Defined contribution plan participants are burning through their retirement assets much faster than employers realize, which could have big implications for how much target-date funds invest in stocks, a consulting firm executive contends.
In a soon-to-be released research paper, Terry Dennison, worldwide partner and Mercer LLC's U.S. director of consulting, said the average participant withdraws more than 20% of his or her account balance per year at or soon after retirement, leaving the participant tapped out after five years.
The upshot: Glidepaths, which typically convert equity holdings to cash and bonds in target-date funds over a 15-year span, should cut the conversion period to five years so participants can better withstand stock-market volatility.

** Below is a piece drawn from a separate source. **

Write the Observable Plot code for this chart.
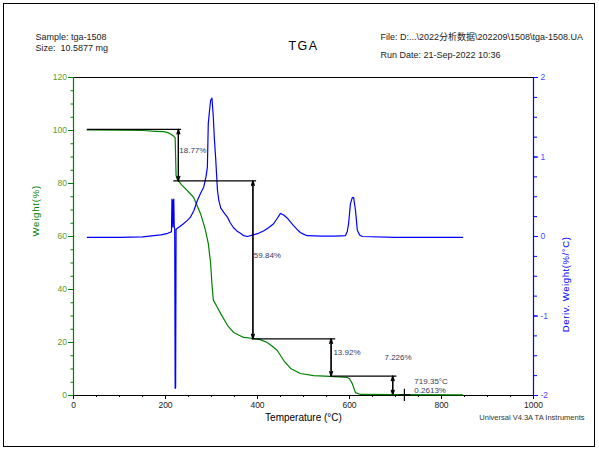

Mercer's research comes at a time when members of Congress have lambasted target-date funds — especially those with short horizons for people nearing retirement — for having stock-heavy allocations. The Securities and Exchange Commission and the Department of Labor, which held a joint hearing in June on target-date funds, are expected to impose new disclosure and fiduciary requirements on the funds (Pensions & Investments, June 29).
The problem, according to Mr. Dennison, is that typical participants in target-date funds attempt to maintain their previous lifestyles after retirement by drawing down their account balances more rapidly than is “actuarially sound” or that is considered in glidepath design.
“It seems clear the trend in glidepath development (the assumption that the long-term return advantage of equity over cash will provide a sufficient increment of wealth to compensate for short-term volatility) ignores critical asset balance and behavioral factors and is thus misguided,“ Mr. Dennison wrote. “Participants typically deplete their accounts so rapidly that long-term advantages are meaningless.”
Mr. Dennison cited data from J.P. Morgan Asset Management in his paper, showing target-date fund providers assume participants withdraw a consistent 4% to 5% annually during retirement. In reality, the average participant withdraws more than 20% per year, according to the J.P. Morgan data. Because of this high “burn rate,” participants are more sensitive to short-term volatility than once thought, Mr. Dennison wrote. As a result, this “unsustainable rate” of spending requires a shortening of the typical glidepath to little or no equity exposure by five years after retirement.
“We're finding many participants are not willing to give up their previous lifestyles, so if they happen to catch a bad period in those five years — even if they're not completely wiped out — no rebound will create enough wealth to keep them in the game, “ Mr. Dennison, who is based in Los Angeles, said in an interview.